Monday, several operators went public about the problems with a brand new 911 system.
Tuesday Tucson's civil service commission will consider the case of a fired 911 operator trying to get his job back.
The Communications Workers Union says he was fired for copying documents related to 911 troubles to share with city council members.
Monday, other operators went public. They say they never leaked information to reporters, but now they're up front about speaking out.
Up to now, 911 workers have counted on Councilmember Steve Kozachik to convey their hopes for a fix to the new system's problems. Now five of them are going public, even though they say supervisors told them to clam up, and tolerated a witch hunt for anyone who'd talk.

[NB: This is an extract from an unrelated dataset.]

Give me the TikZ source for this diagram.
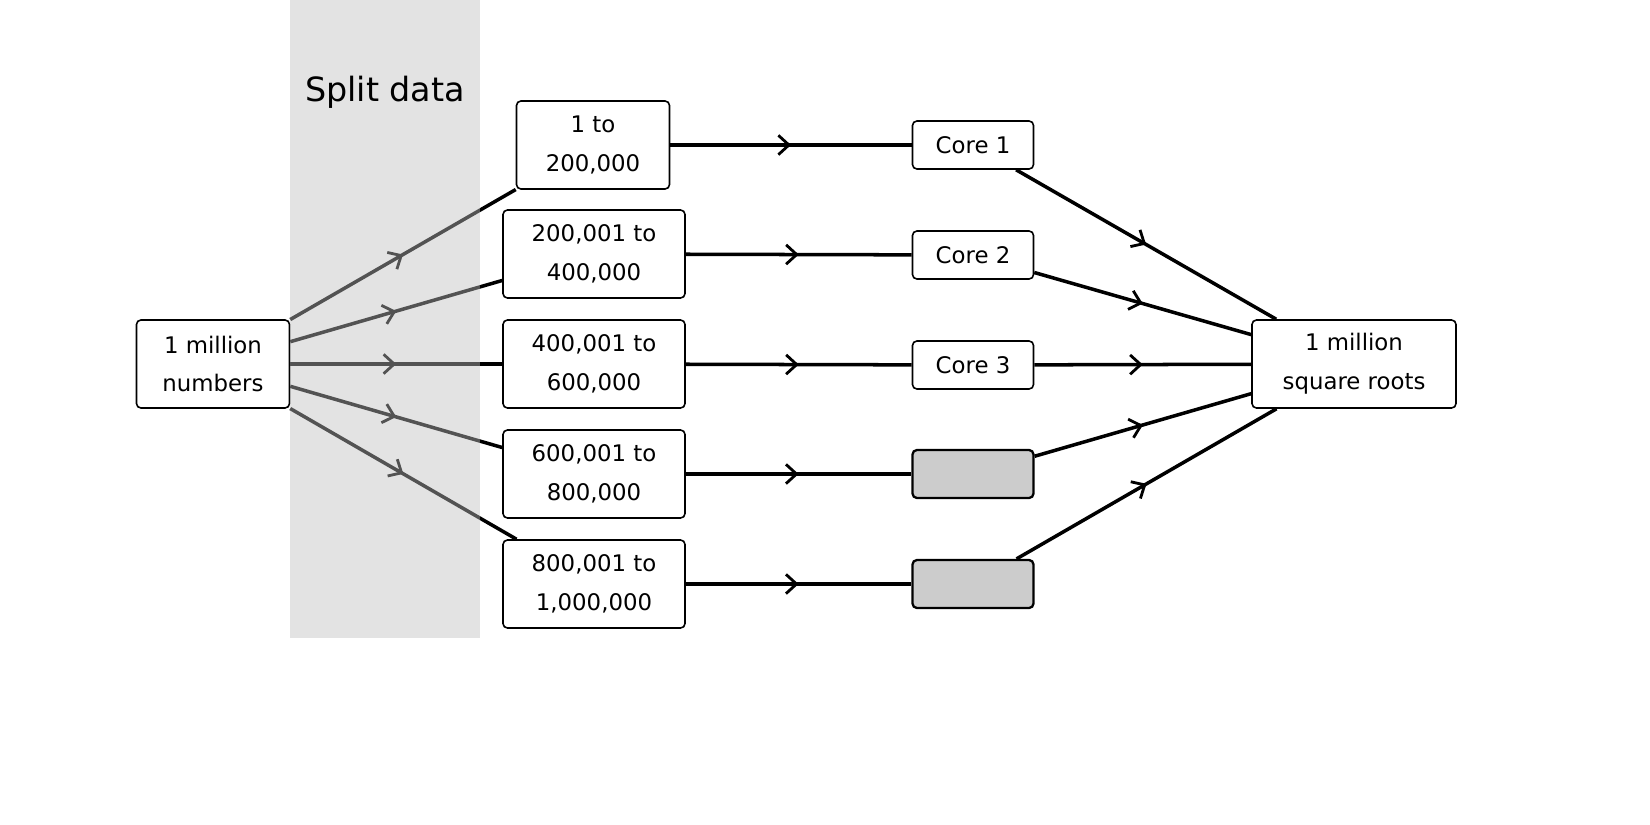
\documentclass[tikz,border=0pt]{standalone}
\usepackage{fontspec}
\setmainfont{DejaVu Sans}
\usetikzlibrary{arrows.meta,decorations.markings}
\tikzset{
  box/.style={draw, rounded corners=2.5pt, line width=0.9pt, fill=white, align=center,
    font=\fontsize{13}{22}\selectfont, inner sep=0pt},
  core/.style={box, minimum width=2.42cm, minimum height=0.96cm},
  idle/.style={core, fill=black!20, line width=1.3pt},
  flow/.style={line width=2pt, postaction={decorate}, decoration={markings,
    mark=at position 0.5 with {\arrow{Straight Barb[length=6pt,width=11pt,line width=1.6pt]}}}}
}
\begin{document}
\begin{tikzpicture}[x=0.02cm, y=-0.02cm]
			\useasboundingbox (0,0) rectangle (1650,825);
			% input and chunks
			\node[box, minimum width=3.06cm, minimum height=1.76cm] (N) at (213,364) {1 million\\numbers};
			\node[box, minimum width=3.06cm, minimum height=1.76cm] (R1) at (593,145) {1 to\\200,000};
			\node[box, minimum width=3.64cm, minimum height=1.76cm] (R2) at (594,254) {200,001 to\\400,000};
			\node[box, minimum width=3.64cm, minimum height=1.76cm] (R3) at (594,364) {400,001 to\\600,000};
			\node[box, minimum width=3.64cm, minimum height=1.76cm] (R4) at (594,474) {600,001 to\\800,000};
			\node[box, minimum width=3.64cm, minimum height=1.76cm] (R5) at (594,584) {800,001 to\\1,000,000};
			% cores and output
			\node[core] (C1) at (973,145) {Core 1};
			\node[core] (C2) at (973,255) {Core 2};
			\node[core] (C3) at (973,365) {Core 3};
			\node[idle] (C4) at (973,474) {};
			\node[idle] (C5) at (973,584) {};
			\node[box, minimum width=4.08cm, minimum height=1.76cm] (O) at (1354,364) {1 million\\square roots};
			
			\foreach \i in {1,...,5} {
				\draw[flow] (N) -- (R\i);
				\draw[flow] (R\i) -- (C\i);
				\draw[flow] (C\i) -- (O);
			}
			% split band
			\fill[black!25, opacity=0.44] (290,0) rectangle (480,638);
			\node[font=\fontsize{19}{23}\selectfont] (T) at (385,92) {Split data};
	\end{tikzpicture}
\end{document}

911 operator Shari Williams said: "Somebody confided in me that when they were having a conversation with a co-worker, the co-worker indicated she had her suspicions of who was talking to the media and when the co-worker said who do you think, my name was one of three."
But Councilmember Kozachik says bosses had better not lean on anyone trying to make the system work better.
He says, "If the harassment and unhealthy work environment continues down there, I will guarantee Mr. Letcher, Mr. Lewis and Mr. Twombly that all hell is gonna break loose. I don't want to hear of one of these people getting harassed after we walk out of there today for having the guts to stand up and speak to you people about what's going on down there."
Kozachik has already said he's sent the City Manager and the city attorney copies of the state law that protects whistleblowers----twice.
Operators watched their boss, General Services director Ron Lewis tell City Council most of the problems were operator error. They say that was the catch-all for almost any problem they couldn't explain.
Operators say they were told to log any unexplained troubles as "Code 17" and later found "Code 17" was the tag for operator errors.
Shari Williams was apparently watching KGUN9 when she heard Qwest downplay the problems.
"The interviewer was asking was it Qwest's stance that those two issues are not technological but administrative or procedural and he said yes."
That was what Qwest spokesperson Mark Molzin told KGUN9 reporter Craig Smith August 9th.
Smith asked: "Would these procedural and administrative issues explain things like, the dropped calls and the issue with the identifiers not appearing on screen as expected?"
Molzin: "Yes they would."
Smith: "That's an administrative and not a technical issue?"
Molzin: "These are administrative and procedural issues."
Monday, 911 operator Roberta Vance said: "I think the public has a right to know we have some issues and we're doing the best we can and to please be understanding. If we can operate with the public and have the community be aware and follow us and support us, I think we're gonna be more successful. Let's all be honest and let's fix it. That's all we want."